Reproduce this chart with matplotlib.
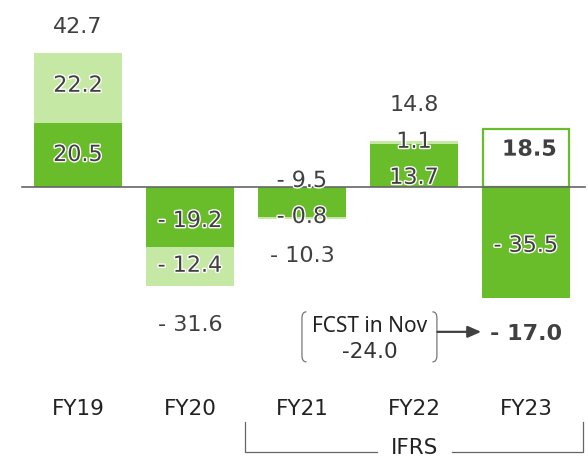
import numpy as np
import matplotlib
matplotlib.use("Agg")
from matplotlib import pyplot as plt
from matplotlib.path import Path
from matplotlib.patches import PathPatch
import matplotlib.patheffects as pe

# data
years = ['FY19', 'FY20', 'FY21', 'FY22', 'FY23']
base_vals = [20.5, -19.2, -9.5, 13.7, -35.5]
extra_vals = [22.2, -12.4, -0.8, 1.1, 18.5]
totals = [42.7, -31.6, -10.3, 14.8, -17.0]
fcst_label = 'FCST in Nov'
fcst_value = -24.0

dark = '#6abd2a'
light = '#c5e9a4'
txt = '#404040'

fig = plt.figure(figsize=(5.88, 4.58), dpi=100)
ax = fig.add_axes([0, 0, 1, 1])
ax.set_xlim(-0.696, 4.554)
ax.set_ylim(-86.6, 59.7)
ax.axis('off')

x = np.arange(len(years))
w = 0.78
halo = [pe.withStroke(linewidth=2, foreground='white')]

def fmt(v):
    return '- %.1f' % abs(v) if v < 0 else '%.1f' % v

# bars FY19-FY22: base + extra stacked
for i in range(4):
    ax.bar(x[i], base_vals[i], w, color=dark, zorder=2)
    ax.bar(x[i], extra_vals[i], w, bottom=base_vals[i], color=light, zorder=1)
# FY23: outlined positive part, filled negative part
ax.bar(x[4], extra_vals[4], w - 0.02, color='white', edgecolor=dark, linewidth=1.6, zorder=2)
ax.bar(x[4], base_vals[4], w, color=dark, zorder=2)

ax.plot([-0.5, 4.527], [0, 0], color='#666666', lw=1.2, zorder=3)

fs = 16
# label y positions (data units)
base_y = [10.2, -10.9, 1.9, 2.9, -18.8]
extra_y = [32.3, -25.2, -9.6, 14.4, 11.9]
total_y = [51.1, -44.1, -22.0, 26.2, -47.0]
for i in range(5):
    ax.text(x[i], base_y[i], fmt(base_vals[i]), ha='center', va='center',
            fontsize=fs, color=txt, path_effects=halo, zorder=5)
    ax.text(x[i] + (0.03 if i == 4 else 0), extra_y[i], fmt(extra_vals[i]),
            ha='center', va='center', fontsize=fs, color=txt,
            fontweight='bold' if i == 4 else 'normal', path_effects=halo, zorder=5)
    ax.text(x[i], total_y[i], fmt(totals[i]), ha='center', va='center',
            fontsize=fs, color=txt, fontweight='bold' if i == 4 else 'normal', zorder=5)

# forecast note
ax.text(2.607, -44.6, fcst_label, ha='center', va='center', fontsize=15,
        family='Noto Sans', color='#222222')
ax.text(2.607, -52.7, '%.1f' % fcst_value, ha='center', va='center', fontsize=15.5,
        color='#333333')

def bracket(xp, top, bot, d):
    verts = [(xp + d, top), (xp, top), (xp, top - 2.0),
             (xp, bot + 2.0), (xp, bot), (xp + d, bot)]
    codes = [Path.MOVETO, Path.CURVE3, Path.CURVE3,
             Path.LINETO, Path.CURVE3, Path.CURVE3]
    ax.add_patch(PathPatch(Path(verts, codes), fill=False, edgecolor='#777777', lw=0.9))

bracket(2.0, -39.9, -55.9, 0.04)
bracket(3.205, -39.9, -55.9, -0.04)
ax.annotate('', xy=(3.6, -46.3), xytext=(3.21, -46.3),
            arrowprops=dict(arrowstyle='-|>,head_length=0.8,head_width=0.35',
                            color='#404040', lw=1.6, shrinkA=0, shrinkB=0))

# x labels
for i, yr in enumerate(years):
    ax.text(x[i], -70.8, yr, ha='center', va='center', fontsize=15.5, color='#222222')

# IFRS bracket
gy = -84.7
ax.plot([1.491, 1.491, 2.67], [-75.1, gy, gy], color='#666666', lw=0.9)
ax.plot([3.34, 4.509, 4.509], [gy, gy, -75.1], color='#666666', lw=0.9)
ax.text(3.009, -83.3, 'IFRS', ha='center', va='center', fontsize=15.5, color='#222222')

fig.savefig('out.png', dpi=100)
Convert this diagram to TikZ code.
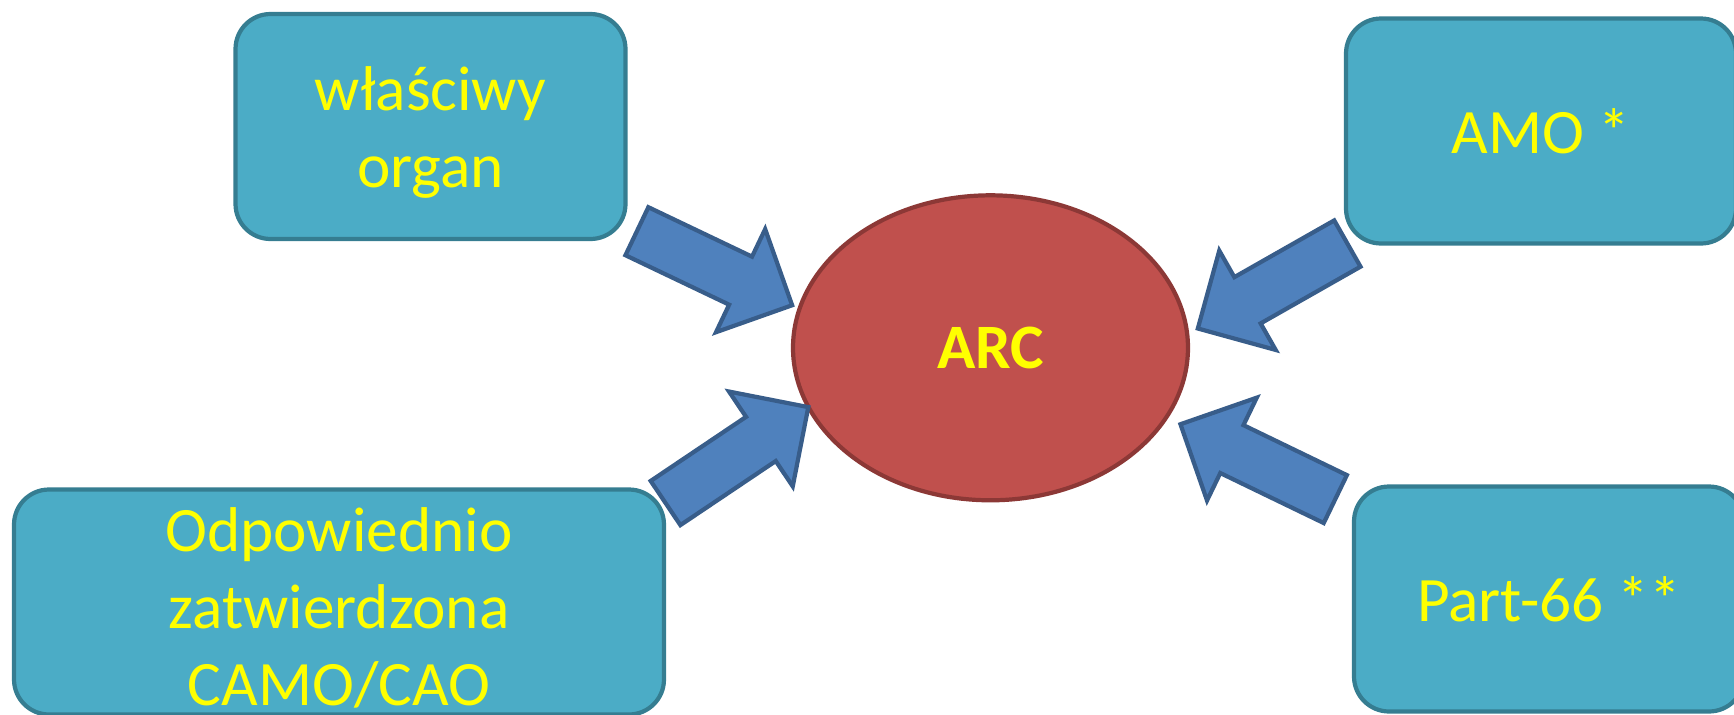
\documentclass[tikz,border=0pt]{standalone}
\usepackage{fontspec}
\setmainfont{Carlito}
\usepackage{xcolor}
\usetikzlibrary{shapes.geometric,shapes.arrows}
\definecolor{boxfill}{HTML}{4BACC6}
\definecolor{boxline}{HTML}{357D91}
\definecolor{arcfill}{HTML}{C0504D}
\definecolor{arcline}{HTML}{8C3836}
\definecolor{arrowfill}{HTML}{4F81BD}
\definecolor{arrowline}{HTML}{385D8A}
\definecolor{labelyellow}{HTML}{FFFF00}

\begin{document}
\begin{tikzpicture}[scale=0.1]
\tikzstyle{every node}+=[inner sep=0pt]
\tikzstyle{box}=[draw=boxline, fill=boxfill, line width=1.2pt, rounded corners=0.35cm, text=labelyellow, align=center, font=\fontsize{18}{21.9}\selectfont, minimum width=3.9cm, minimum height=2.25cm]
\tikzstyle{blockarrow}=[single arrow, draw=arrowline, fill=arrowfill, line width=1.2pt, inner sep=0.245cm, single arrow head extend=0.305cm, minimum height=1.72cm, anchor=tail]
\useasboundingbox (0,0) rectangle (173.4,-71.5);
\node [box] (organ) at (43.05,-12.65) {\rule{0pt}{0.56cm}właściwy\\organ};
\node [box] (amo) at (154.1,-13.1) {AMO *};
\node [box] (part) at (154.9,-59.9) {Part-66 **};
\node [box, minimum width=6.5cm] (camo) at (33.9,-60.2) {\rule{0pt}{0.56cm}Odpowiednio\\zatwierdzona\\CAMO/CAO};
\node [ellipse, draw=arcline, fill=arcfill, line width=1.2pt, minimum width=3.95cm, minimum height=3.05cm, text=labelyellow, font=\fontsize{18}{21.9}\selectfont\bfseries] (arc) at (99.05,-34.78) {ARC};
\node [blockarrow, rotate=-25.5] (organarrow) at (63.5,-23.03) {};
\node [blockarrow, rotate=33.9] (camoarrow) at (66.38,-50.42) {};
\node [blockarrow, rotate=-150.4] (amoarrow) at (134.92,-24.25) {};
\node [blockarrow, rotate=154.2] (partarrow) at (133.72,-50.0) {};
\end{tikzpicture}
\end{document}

## OBJECTIVE
The required output is the exact run of lines from the start of the records through the line containing "fcst_value = -24.0", both ends included, with no pictures.

## SOLVED EXERCISE
Reproduce this chart with matplotlib.
import numpy as np
import matplotlib
matplotlib.use("Agg")
from matplotlib import pyplot as plt
from matplotlib.path import Path
from matplotlib.patches import PathPatch
import matplotlib.patheffects as pe

# data
years = ['FY19', 'FY20', 'FY21', 'FY22', 'FY23']
base_vals = [20.5, -19.2, -9.5, 13.7, -35.5]
extra_vals = [22.2, -12.4, -0.8, 1.1, 18.5]
totals = [42.7, -31.6, -10.3, 14.8, -17.0]
fcst_label = 'FCST in Nov'
fcst_value = -24.0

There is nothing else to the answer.